Data block »
********

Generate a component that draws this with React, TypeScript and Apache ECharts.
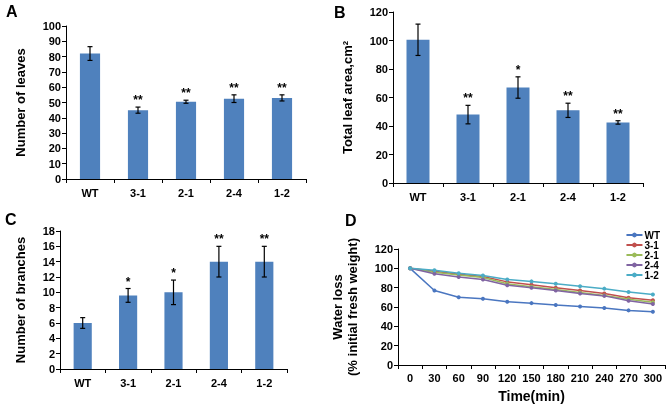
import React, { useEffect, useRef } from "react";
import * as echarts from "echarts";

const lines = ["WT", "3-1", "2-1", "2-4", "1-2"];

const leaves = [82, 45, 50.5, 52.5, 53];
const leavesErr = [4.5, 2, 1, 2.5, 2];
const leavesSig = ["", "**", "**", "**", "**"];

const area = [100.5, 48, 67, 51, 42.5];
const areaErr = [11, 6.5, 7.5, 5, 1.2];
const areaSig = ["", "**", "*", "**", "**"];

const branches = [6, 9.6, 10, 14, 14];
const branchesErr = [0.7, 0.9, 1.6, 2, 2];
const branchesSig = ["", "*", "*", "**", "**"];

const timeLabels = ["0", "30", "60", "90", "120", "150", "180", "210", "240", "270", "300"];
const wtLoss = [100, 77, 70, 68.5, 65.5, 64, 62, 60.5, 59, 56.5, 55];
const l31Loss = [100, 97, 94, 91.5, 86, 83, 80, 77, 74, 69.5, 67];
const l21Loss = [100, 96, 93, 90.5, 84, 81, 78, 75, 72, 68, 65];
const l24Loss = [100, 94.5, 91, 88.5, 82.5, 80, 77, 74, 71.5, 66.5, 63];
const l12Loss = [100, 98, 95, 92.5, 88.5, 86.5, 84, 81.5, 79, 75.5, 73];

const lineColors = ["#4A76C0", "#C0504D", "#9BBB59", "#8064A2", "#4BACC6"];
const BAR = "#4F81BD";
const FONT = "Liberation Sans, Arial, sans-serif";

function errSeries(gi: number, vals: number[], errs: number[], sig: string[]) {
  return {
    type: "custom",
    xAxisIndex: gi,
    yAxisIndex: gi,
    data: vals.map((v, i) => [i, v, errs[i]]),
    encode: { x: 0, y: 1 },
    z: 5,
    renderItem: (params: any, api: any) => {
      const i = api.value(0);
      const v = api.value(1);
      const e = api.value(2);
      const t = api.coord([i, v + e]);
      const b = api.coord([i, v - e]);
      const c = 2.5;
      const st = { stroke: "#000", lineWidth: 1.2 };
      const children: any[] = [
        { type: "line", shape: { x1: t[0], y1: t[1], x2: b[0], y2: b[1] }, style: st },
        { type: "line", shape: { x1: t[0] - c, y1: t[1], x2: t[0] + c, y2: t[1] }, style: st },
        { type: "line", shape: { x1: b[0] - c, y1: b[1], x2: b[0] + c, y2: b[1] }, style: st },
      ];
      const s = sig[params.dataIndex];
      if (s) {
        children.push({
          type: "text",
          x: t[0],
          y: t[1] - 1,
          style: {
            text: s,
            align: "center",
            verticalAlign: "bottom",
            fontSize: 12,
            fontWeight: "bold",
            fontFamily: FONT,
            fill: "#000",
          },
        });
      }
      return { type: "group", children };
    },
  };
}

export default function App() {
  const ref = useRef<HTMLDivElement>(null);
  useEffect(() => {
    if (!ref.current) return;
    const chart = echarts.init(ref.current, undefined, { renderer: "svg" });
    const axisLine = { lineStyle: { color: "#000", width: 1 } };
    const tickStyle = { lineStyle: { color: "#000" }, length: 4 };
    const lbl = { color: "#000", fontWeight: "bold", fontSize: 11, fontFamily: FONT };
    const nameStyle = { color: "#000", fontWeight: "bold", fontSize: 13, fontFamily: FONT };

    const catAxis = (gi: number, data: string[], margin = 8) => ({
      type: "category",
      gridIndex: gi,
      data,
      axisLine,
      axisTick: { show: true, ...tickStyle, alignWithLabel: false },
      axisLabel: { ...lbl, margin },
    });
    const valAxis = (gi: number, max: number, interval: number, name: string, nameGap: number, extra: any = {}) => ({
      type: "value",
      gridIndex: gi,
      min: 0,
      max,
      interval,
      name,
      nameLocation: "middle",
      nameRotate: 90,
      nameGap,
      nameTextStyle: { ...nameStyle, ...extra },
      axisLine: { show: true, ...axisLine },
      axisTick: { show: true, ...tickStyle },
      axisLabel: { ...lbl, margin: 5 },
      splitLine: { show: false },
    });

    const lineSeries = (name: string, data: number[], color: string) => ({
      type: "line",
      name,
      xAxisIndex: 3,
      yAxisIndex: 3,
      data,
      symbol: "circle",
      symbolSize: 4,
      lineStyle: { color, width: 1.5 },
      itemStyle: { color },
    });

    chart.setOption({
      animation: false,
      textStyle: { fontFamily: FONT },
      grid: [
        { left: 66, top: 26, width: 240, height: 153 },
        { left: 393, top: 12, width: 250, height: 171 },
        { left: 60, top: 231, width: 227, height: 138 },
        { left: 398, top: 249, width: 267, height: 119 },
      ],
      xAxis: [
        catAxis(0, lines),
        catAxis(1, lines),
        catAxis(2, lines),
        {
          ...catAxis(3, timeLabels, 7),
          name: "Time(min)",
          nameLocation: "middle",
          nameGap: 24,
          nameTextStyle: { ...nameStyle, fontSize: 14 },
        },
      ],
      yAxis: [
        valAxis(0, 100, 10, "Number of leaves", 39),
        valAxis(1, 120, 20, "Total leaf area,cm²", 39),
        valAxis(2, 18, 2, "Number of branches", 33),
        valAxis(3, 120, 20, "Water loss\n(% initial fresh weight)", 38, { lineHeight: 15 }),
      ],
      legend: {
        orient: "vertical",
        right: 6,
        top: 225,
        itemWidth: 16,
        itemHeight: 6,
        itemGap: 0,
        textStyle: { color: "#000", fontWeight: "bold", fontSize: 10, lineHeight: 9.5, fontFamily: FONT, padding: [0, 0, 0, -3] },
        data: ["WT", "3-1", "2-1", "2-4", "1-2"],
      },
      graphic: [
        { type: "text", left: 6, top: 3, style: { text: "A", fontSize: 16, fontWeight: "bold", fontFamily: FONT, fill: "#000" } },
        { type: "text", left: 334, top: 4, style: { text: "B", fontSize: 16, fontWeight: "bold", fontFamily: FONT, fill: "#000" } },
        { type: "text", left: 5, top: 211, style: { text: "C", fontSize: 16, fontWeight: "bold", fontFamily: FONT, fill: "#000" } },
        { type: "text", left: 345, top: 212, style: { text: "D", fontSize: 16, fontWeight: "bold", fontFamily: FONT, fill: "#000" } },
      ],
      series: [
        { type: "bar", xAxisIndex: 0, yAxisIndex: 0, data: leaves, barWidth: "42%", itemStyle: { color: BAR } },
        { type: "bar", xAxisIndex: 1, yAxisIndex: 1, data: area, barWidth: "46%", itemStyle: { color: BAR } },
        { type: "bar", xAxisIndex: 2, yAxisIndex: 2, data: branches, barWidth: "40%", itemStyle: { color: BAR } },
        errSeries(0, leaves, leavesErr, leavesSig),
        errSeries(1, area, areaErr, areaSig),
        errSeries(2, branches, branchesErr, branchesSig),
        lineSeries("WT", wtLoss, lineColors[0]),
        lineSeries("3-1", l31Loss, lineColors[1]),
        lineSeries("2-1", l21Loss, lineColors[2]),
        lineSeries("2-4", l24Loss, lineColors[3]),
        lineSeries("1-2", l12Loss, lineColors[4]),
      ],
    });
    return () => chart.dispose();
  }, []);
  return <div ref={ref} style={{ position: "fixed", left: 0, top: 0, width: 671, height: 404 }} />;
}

********

What is needed » Take the listing above and print it exactly, apart from the pictures.

Solved problem »
Generate a component that draws this with React, TypeScript and Apache ECharts.
import React, { useEffect, useRef } from "react";
import * as echarts from "echarts";

const lines = ["WT", "3-1", "2-1", "2-4", "1-2"];

const leaves = [82, 45, 50.5, 52.5, 53];
const leavesErr = [4.5, 2, 1, 2.5, 2];
const leavesSig = ["", "**", "**", "**", "**"];

const area = [100.5, 48, 67, 51, 42.5];
const areaErr = [11, 6.5, 7.5, 5, 1.2];
const areaSig = ["", "**", "*", "**", "**"];

const branches = [6, 9.6, 10, 14, 14];
const branchesErr = [0.7, 0.9, 1.6, 2, 2];
const branchesSig = ["", "*", "*", "**", "**"];

const timeLabels = ["0", "30", "60", "90", "120", "150", "180", "210", "240", "270", "300"];
const wtLoss = [100, 77, 70, 68.5, 65.5, 64, 62, 60.5, 59, 56.5, 55];
const l31Loss = [100, 97, 94, 91.5, 86, 83, 80, 77, 74, 69.5, 67];
const l21Loss = [100, 96, 93, 90.5, 84, 81, 78, 75, 72, 68, 65];
const l24Loss = [100, 94.5, 91, 88.5, 82.5, 80, 77, 74, 71.5, 66.5, 63];
const l12Loss = [100, 98, 95, 92.5, 88.5, 86.5, 84, 81.5, 79, 75.5, 73];

const lineColors = ["#4A76C0", "#C0504D", "#9BBB59", "#8064A2", "#4BACC6"];
const BAR = "#4F81BD";
const FONT = "Liberation Sans, Arial, sans-serif";

function errSeries(gi: number, vals: number[], errs: number[], sig: string[]) {
  return {
    type: "custom",
    xAxisIndex: gi,
    yAxisIndex: gi,
    data: vals.map((v, i) => [i, v, errs[i]]),
    encode: { x: 0, y: 1 },
    z: 5,
    renderItem: (params: any, api: any) => {
      const i = api.value(0);
      const v = api.value(1);
      const e = api.value(2);
      const t = api.coord([i, v + e]);
      const b = api.coord([i, v - e]);
      const c = 2.5;
      const st = { stroke: "#000", lineWidth: 1.2 };
      const children: any[] = [
        { type: "line", shape: { x1: t[0], y1: t[1], x2: b[0], y2: b[1] }, style: st },
        { type: "line", shape: { x1: t[0] - c, y1: t[1], x2: t[0] + c, y2: t[1] }, style: st },
        { type: "line", shape: { x1: b[0] - c, y1: b[1], x2: b[0] + c, y2: b[1] }, style: st },
      ];
      const s = sig[params.dataIndex];
      if (s) {
        children.push({
          type: "text",
          x: t[0],
          y: t[1] - 1,
          style: {
            text: s,
            align: "center",
            verticalAlign: "bottom",
            fontSize: 12,
            fontWeight: "bold",
            fontFamily: FONT,
            fill: "#000",
          },
        });
      }
      return { type: "group", children };
    },
  };
}

export default function App() {
  const ref = useRef<HTMLDivElement>(null);
  useEffect(() => {
    if (!ref.current) return;
    const chart = echarts.init(ref.current, undefined, { renderer: "svg" });
    const axisLine = { lineStyle: { color: "#000", width: 1 } };
    const tickStyle = { lineStyle: { color: "#000" }, length: 4 };
    const lbl = { color: "#000", fontWeight: "bold", fontSize: 11, fontFamily: FONT };
    const nameStyle = { color: "#000", fontWeight: "bold", fontSize: 13, fontFamily: FONT };

    const catAxis = (gi: number, data: string[], margin = 8) => ({
      type: "category",
      gridIndex: gi,
      data,
      axisLine,
      axisTick: { show: true, ...tickStyle, alignWithLabel: false },
      axisLabel: { ...lbl, margin },
    });
    const valAxis = (gi: number, max: number, interval: number, name: string, nameGap: number, extra: any = {}) => ({
      type: "value",
      gridIndex: gi,
      min: 0,
      max,
      interval,
      name,
      nameLocation: "middle",
      nameRotate: 90,
      nameGap,
      nameTextStyle: { ...nameStyle, ...extra },
      axisLine: { show: true, ...axisLine },
      axisTick: { show: true, ...tickStyle },
      axisLabel: { ...lbl, margin: 5 },
      splitLine: { show: false },
    });

    const lineSeries = (name: string, data: number[], color: string) => ({
      type: "line",
      name,
      xAxisIndex: 3,
      yAxisIndex: 3,
      data,
      symbol: "circle",
      symbolSize: 4,
      lineStyle: { color, width: 1.5 },
      itemStyle: { color },
    });

    chart.setOption({
      animation: false,
      textStyle: { fontFamily: FONT },
      grid: [
        { left: 66, top: 26, width: 240, height: 153 },
        { left: 393, top: 12, width: 250, height: 171 },
        { left: 60, top: 231, width: 227, height: 138 },
        { left: 398, top: 249, width: 267, height: 119 },
      ],
      xAxis: [
        catAxis(0, lines),
        catAxis(1, lines),
        catAxis(2, lines),
        {
          ...catAxis(3, timeLabels, 7),
          name: "Time(min)",
          nameLocation: "middle",
          nameGap: 24,
          nameTextStyle: { ...nameStyle, fontSize: 14 },
        },
      ],
      yAxis: [
        valAxis(0, 100, 10, "Number of leaves", 39),
        valAxis(1, 120, 20, "Total leaf area,cm²", 39),
        valAxis(2, 18, 2, "Number of branches", 33),
        valAxis(3, 120, 20, "Water loss\n(% initial fresh weight)", 38, { lineHeight: 15 }),
      ],
      legend: {
        orient: "vertical",
        right: 6,
        top: 225,
        itemWidth: 16,
        itemHeight: 6,
        itemGap: 0,
        textStyle: { color: "#000", fontWeight: "bold", fontSize: 10, lineHeight: 9.5, fontFamily: FONT, padding: [0, 0, 0, -3] },
        data: ["WT", "3-1", "2-1", "2-4", "1-2"],
      },
      graphic: [
        { type: "text", left: 6, top: 3, style: { text: "A", fontSize: 16, fontWeight: "bold", fontFamily: FONT, fill: "#000" } },
        { type: "text", left: 334, top: 4, style: { text: "B", fontSize: 16, fontWeight: "bold", fontFamily: FONT, fill: "#000" } },
        { type: "text", left: 5, top: 211, style: { text: "C", fontSize: 16, fontWeight: "bold", fontFamily: FONT, fill: "#000" } },
        { type: "text", left: 345, top: 212, style: { text: "D", fontSize: 16, fontWeight: "bold", fontFamily: FONT, fill: "#000" } },
      ],
      series: [
        { type: "bar", xAxisIndex: 0, yAxisIndex: 0, data: leaves, barWidth: "42%", itemStyle: { color: BAR } },
        { type: "bar", xAxisIndex: 1, yAxisIndex: 1, data: area, barWidth: "46%", itemStyle: { color: BAR } },
        { type: "bar", xAxisIndex: 2, yAxisIndex: 2, data: branches, barWidth: "40%", itemStyle: { color: BAR } },
        errSeries(0, leaves, leavesErr, leavesSig),
        errSeries(1, area, areaErr, areaSig),
        errSeries(2, branches, branchesErr, branchesSig),
        lineSeries("WT", wtLoss, lineColors[0]),
        lineSeries("3-1", l31Loss, lineColors[1]),
        lineSeries("2-1", l21Loss, lineColors[2]),
        lineSeries("2-4", l24Loss, lineColors[3]),
        lineSeries("1-2", l12Loss, lineColors[4]),
      ],
    });
    return () => chart.dispose();
  }, []);
  return <div ref={ref} style={{ position: "fixed", left: 0, top: 0, width: 671, height: 404 }} />;
}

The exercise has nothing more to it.